The steep fall in shares followed a sell-off which also took place in other regional markets. Japan's Nikkei 225 fell 1.45 percent on Tuesday, while Thailand's SET Index had the biggest fall in more than two years (4.97 percent). Philippines' SE Index dropped by the most since September 2011 (4.64 percent).

Foreign investors have been net sellers on the IDX for 12 consecutive days with a staggering Rp 3.98 trillion of net sales on Tuesday. The rupiah continued its plunge, going as low as 10,111 per dollar in midday trading, before closing at 9,828, according to Bloomberg. Reuters quoted the currency as low as 10,117.

'The rupiah was struck by both internal and external factors,' Bank CIMB Niaga currency analyst Mika Martumpal said on Tuesday.

'Internally, we are facing economic slowdown and a rising deficit that will certainly concern investors. On the external side,the US economy is showing signs of improvements, meaning that there is a stronger possibility that the US will soon scale down its quantitative easing,' he explained

The government's sukuk auction on Tuesday ended in failure, with the Finance Ministry's debt management office failing to reap a single rupiah from the auction.

Many investors instead sold their Indonesian bonds amid expectations of a rise in interest rates overseas.

Analysts have warned of potential outflow in the bond market, mainly due to depreciation of the rupiah.

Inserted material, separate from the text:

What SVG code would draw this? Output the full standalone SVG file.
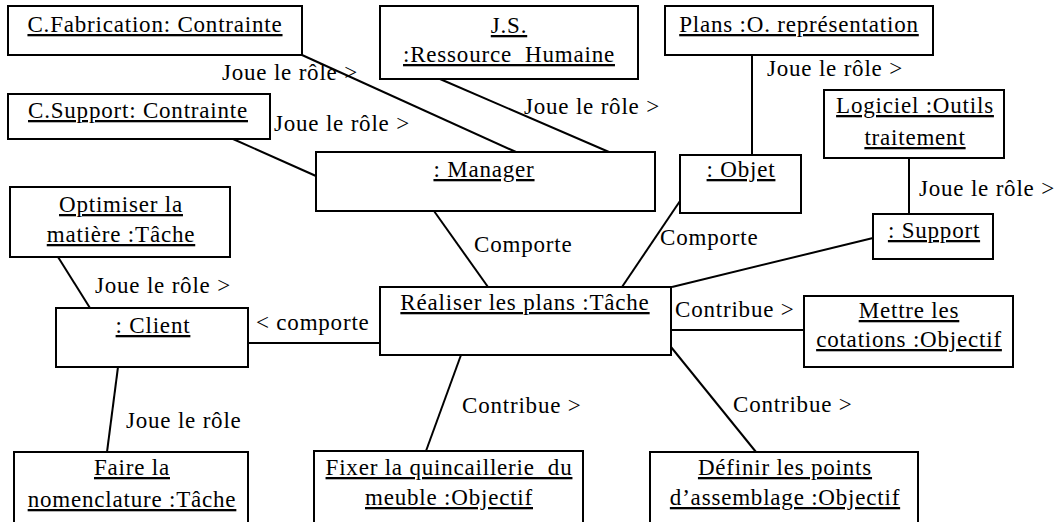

'Our calculations predict there is at least a potential outflow of Rp 10 trillion [US$1.02 billion] if the US dollar stays higher than Rp 9,900,' Mandiri Sekuritas fixed income analyst Handy Yunianto wrote in a research note.

Finance Minister Chatib Basri has declared that there should not be unwarranted anxiety over the JCI decline as the same trend is apparent in other indices in the region.

'The Hang Seng, Nikkei and Thailand's SET also saw a significant drops,' the minister commented.

He also took time to calm concerns over fuel subsidy uncertainty, blamed as the prime factor behind the foreigners evacuating the stock market. In May, Chatib warned lawmakers of the potential for mind-boggling capital outflow if they failed to raise fuel prices.

'The market should not be concerned with fuel subsidies. The government will definitely raise the price of subsidized fuel. We're in the process of arranging it, as well as preparing the social protection scheme. After the fuel price increase, imports will decline, and consequently lead to an improvement in the trade balance,' he told The Jakarta Post on Tuesday.